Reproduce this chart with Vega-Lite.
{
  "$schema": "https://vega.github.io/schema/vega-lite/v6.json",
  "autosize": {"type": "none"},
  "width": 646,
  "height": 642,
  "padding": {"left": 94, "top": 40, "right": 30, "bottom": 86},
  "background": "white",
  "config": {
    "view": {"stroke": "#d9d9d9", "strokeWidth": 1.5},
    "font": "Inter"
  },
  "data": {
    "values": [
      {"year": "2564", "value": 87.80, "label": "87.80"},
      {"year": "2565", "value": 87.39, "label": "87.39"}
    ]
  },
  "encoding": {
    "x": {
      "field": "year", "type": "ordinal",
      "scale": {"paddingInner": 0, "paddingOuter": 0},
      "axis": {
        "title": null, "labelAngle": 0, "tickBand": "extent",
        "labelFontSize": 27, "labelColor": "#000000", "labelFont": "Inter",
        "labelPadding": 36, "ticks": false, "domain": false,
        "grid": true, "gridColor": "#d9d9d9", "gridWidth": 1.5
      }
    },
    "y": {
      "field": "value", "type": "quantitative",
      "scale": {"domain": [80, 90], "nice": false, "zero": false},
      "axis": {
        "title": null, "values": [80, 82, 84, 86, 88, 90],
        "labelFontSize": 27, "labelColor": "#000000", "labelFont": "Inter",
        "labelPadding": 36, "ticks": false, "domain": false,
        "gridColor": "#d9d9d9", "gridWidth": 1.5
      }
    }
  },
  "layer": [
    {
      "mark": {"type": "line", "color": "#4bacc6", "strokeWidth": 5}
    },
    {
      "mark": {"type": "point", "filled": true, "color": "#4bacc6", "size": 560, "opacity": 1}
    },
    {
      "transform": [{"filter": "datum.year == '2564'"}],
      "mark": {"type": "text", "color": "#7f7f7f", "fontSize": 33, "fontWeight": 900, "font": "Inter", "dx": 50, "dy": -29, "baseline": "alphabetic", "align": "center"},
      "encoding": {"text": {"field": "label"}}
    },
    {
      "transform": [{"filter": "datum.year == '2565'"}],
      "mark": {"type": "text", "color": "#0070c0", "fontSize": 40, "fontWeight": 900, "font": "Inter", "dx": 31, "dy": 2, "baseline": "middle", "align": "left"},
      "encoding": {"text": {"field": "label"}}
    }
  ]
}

━━━━━━━━━━━━━━━━━━━━

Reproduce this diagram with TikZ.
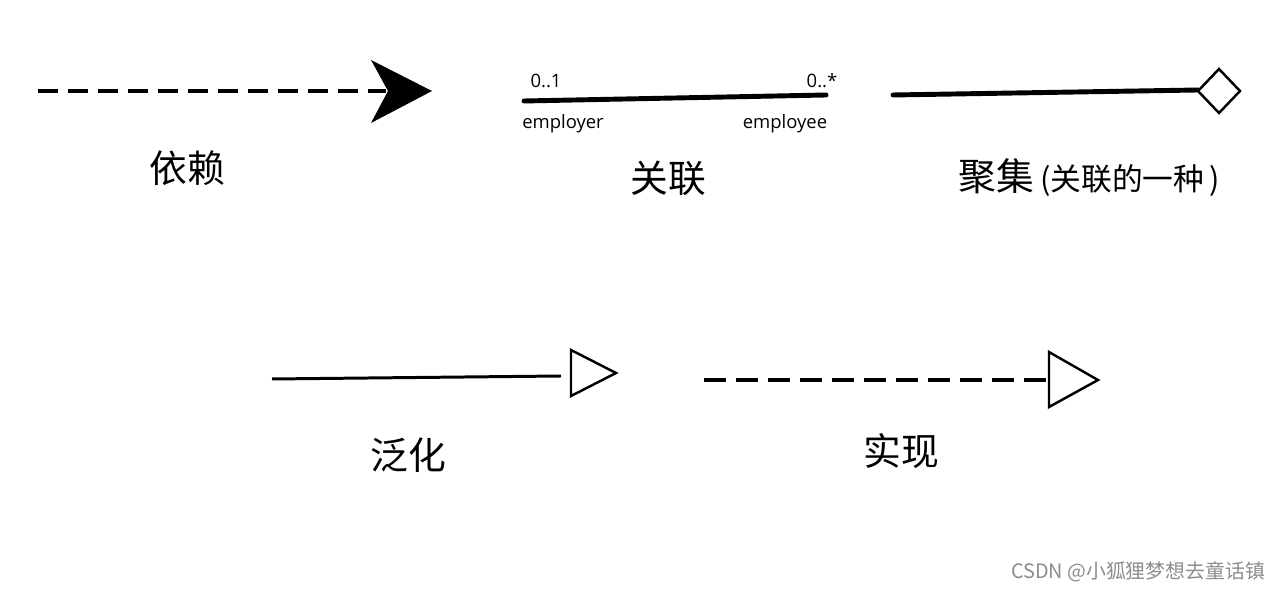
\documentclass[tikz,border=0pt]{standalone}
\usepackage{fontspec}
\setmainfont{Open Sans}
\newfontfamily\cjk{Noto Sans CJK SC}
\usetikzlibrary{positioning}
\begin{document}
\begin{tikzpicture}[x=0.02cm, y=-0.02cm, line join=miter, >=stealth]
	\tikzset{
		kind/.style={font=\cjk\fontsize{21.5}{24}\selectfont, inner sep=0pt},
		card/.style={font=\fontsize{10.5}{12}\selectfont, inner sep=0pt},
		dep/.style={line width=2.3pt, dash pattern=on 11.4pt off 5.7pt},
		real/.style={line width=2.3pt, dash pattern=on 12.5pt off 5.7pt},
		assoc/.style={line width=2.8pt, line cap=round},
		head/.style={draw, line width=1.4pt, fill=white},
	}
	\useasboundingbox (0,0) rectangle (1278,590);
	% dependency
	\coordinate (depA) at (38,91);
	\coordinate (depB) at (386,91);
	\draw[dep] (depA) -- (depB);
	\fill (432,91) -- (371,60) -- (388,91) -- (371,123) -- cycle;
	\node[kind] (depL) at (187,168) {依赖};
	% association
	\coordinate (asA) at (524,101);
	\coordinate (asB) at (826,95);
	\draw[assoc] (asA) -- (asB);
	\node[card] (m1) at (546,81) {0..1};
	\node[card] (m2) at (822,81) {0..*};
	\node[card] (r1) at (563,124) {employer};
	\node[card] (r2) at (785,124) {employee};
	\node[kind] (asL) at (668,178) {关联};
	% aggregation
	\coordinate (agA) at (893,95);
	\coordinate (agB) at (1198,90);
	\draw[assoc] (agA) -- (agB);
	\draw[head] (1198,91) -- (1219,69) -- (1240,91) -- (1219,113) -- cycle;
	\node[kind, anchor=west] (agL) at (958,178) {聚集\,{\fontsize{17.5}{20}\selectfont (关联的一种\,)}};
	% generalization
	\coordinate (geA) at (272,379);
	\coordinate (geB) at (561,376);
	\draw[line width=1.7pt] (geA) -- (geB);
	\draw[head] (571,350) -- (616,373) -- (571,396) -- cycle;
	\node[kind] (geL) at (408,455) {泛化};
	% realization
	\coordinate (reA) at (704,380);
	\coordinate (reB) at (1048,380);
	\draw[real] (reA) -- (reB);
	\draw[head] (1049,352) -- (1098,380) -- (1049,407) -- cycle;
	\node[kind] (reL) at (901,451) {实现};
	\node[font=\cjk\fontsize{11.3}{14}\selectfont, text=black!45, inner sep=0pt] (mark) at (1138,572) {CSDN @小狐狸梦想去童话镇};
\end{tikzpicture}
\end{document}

━━━━━━━━━━━━━━━━━━━━

» **Problem to solve**: Tally up the lines in the records containing the word "this", then give the count and nothing else.

» **Solution**: 2